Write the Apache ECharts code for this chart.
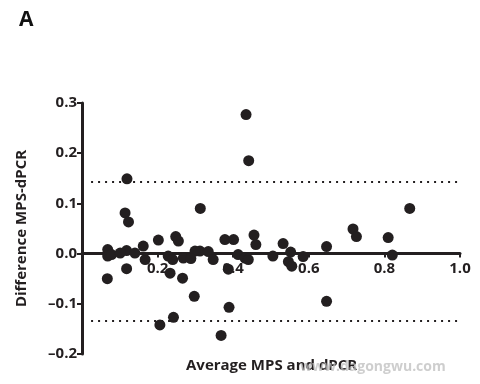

━━━━━━━━━━━━━━━━━━━━

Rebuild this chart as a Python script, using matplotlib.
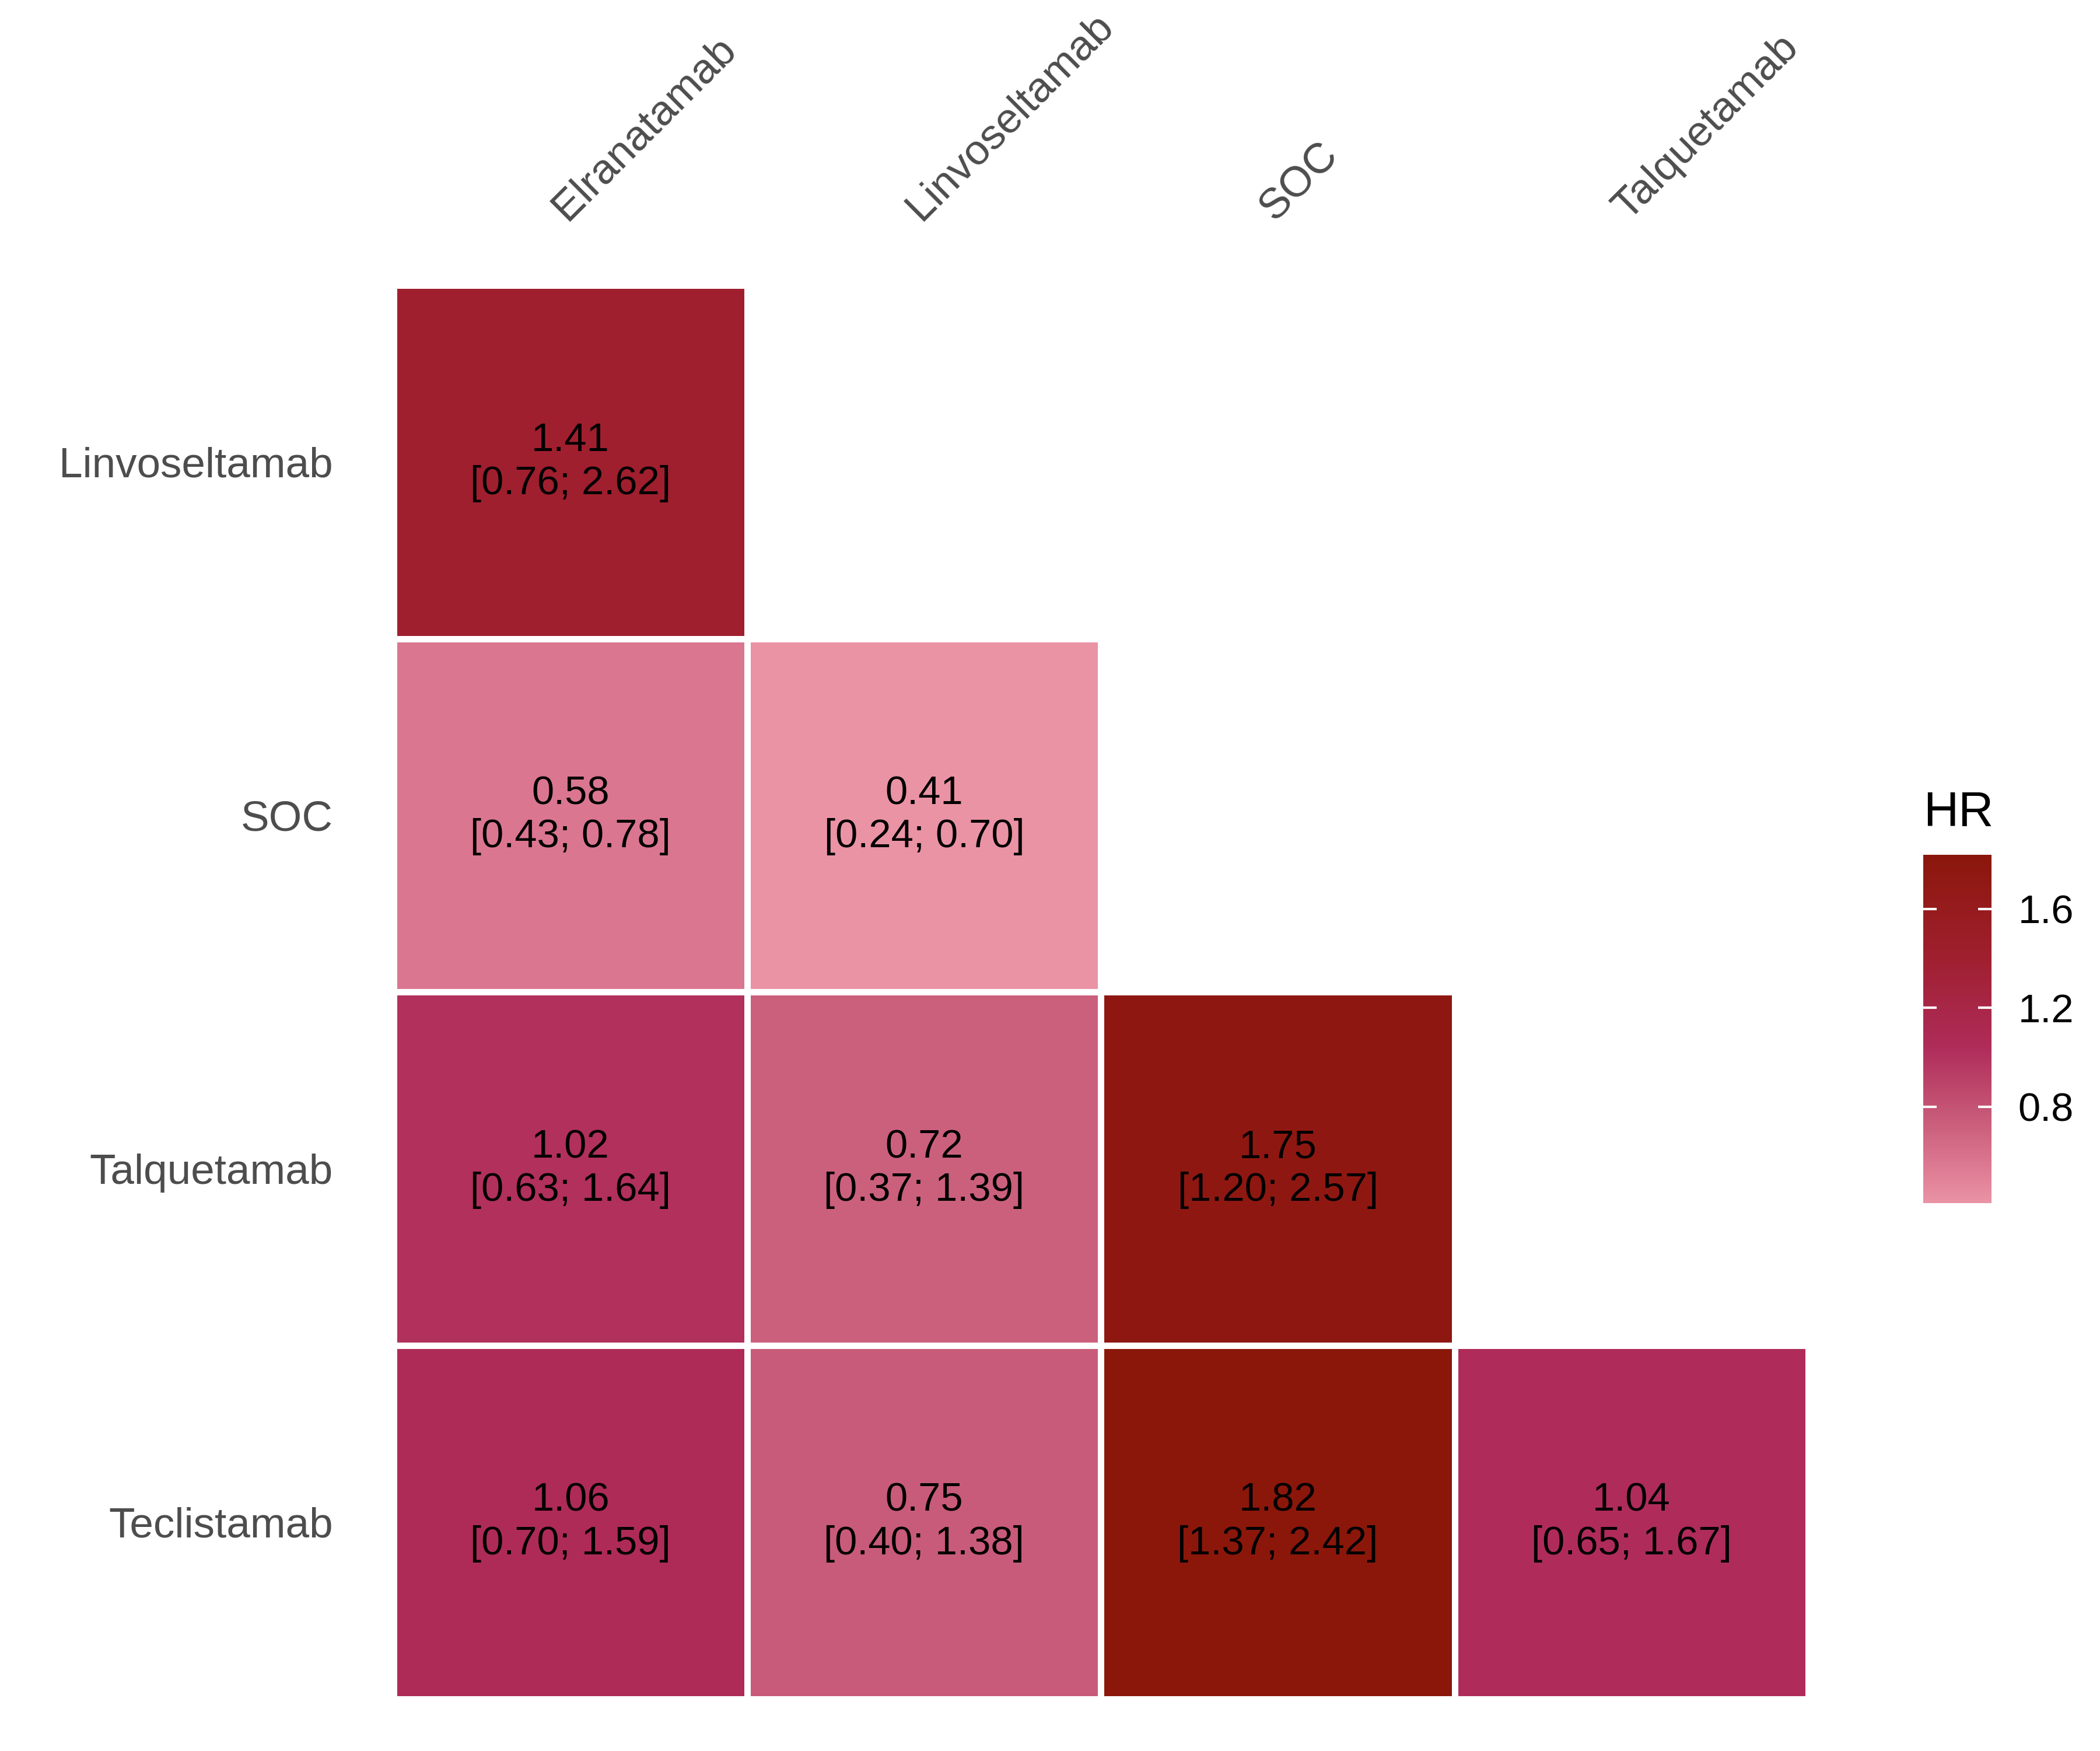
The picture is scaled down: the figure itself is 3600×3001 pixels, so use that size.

━━━━━━━━━━━━━━━━━━━━

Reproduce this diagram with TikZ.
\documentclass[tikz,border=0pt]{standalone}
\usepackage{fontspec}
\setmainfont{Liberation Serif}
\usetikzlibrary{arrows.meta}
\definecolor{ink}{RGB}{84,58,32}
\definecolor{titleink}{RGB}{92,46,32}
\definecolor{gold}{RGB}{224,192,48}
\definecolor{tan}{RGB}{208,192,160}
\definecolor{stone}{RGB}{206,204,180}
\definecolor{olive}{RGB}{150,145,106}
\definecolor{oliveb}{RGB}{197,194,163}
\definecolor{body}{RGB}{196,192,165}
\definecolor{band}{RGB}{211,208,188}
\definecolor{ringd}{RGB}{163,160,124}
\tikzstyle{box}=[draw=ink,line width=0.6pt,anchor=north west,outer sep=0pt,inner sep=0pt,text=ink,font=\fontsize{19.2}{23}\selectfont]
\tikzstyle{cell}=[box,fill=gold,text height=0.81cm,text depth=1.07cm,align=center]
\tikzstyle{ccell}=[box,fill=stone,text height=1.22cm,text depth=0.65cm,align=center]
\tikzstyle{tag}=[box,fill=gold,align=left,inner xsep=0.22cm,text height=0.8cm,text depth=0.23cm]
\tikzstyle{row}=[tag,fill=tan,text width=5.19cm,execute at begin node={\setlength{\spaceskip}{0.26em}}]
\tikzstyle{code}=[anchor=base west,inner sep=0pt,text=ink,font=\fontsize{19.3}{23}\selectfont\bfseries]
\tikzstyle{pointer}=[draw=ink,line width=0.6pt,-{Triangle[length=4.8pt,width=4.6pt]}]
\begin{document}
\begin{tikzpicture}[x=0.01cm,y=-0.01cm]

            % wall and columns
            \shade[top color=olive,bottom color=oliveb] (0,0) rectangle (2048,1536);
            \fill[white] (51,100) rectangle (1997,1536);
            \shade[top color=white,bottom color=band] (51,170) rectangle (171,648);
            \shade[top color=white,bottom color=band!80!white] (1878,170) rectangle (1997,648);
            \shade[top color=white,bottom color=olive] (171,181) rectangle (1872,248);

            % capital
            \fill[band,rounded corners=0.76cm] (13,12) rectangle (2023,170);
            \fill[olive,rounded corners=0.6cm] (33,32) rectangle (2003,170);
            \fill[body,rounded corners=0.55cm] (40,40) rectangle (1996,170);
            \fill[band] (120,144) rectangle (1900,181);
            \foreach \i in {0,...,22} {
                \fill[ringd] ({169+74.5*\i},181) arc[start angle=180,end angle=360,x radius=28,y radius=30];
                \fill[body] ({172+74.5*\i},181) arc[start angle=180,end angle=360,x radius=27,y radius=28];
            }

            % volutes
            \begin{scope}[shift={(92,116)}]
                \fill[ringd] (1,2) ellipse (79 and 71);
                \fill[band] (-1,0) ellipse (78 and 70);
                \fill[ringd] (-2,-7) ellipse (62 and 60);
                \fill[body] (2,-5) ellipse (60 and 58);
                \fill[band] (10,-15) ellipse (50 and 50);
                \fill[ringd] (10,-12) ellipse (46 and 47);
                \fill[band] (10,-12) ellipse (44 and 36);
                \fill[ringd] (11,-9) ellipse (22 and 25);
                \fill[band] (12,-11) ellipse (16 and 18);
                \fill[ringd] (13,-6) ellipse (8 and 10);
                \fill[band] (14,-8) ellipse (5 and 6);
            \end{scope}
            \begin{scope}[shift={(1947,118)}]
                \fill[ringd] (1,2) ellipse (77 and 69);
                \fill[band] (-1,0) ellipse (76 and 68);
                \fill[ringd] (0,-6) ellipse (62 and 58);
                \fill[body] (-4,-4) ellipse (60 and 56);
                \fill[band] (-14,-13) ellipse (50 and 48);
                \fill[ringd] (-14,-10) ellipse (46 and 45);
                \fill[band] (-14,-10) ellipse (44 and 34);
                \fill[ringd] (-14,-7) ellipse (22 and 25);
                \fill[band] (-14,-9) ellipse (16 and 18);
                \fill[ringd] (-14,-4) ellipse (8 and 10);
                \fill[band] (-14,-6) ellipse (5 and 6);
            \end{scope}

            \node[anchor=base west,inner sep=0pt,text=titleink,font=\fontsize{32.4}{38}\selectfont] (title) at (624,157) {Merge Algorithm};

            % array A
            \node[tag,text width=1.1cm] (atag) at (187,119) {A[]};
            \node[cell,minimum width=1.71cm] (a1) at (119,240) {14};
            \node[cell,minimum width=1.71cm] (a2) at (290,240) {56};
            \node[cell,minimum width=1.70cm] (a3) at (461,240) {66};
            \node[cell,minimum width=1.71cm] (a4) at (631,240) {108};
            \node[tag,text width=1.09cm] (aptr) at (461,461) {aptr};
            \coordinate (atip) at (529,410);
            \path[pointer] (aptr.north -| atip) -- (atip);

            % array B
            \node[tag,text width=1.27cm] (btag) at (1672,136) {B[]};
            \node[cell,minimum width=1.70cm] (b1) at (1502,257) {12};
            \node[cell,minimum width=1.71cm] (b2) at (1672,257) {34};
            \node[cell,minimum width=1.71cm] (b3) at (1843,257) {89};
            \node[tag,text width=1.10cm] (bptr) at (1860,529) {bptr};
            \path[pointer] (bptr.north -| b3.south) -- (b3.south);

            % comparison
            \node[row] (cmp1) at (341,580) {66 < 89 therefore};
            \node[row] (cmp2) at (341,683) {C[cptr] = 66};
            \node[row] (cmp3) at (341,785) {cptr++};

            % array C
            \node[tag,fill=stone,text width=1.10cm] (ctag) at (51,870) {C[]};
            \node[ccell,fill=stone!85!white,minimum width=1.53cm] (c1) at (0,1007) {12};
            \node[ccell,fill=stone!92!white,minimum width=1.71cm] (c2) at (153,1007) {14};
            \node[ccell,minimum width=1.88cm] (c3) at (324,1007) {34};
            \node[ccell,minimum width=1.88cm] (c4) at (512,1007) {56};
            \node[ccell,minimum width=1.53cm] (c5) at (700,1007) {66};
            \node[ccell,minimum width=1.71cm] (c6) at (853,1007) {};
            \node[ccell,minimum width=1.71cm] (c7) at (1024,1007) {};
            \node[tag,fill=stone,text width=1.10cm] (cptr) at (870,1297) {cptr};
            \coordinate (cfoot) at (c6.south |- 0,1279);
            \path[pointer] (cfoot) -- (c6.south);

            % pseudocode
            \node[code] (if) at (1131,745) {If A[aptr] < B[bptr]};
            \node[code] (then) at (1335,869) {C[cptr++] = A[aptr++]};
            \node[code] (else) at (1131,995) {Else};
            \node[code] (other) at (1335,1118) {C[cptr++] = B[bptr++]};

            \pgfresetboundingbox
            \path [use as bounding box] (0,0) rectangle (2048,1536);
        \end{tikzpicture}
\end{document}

━━━━━━━━━━━━━━━━━━━━

Task instructions:
Gather from the entries above all lines that include the string "chart".

Result of the exercise:
Write the Apache ECharts code for this chart.
Rebuild this chart as a Python script, using matplotlib.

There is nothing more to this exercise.